The third book of new fiction is a collection of short stories by a Canadian teacher named Michael Buhler. The Burden of Light actually balances nicely the problems I had with Mr. Hren and Mr. Norton’s books. If Mr. Hren was wallowing in the dark, and Mr. Norton was wallowing in the light, Mr. Buhler’s collection does not shy away from the darker side of life. “Drug Addict” portrays an addled hooker and her addict pimp, but does so with surprising sympathy and insight. “Death in Schumacher” helps us see the death of a poor woman through the eyes of a carefree thirteen-year-old. Mr. Buhler’s story “The Intellectual” reminded me of Mr. Hren’s Yourrick—the hero being a disillusioned,  overly cerebral young man.

Mr. Buhler’s collection of stories is somewhat uneven—I suspect there may be too much of an echo of Flannery O’Connor in his story “Happiness,” yet without O’Connor’s subtle satire and deft observation. Whereas Mr. Norton’s writing is rich in its description of the beauties of the wilderness, Mr. Buhler’s two-part story “The Red Canoe” evokes the Northern wilderness better by plunging the hero into a survival crisis. This story was a fine piece of writing to my mind, and Mr. Buhler ought to expand it to a novella.

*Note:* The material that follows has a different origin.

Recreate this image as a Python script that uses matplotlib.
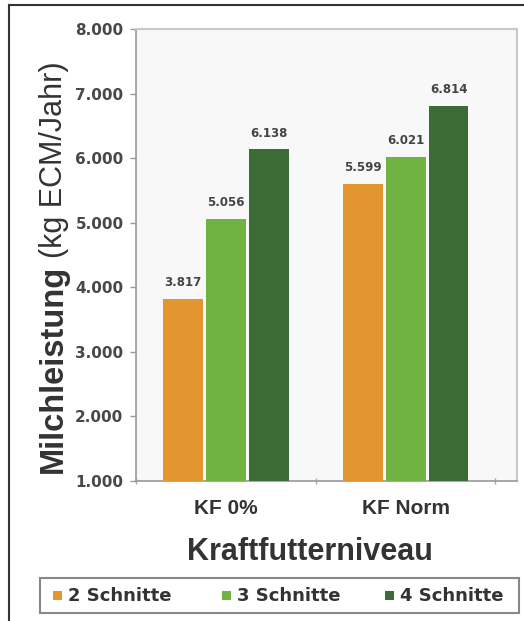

While my opinion of two of these three books is not high, I  applaud the authors for doing the hard work and taking the risk of writing fiction. I am grateful for Angelico and Ignatius Press for publishing Joshua Hren and Michael Norton. That more faith-based fiction is being published is encouraging. It means the imagination among the faithful is not dying, but thriving, and those of us who are readers should also risk the time to read new authors.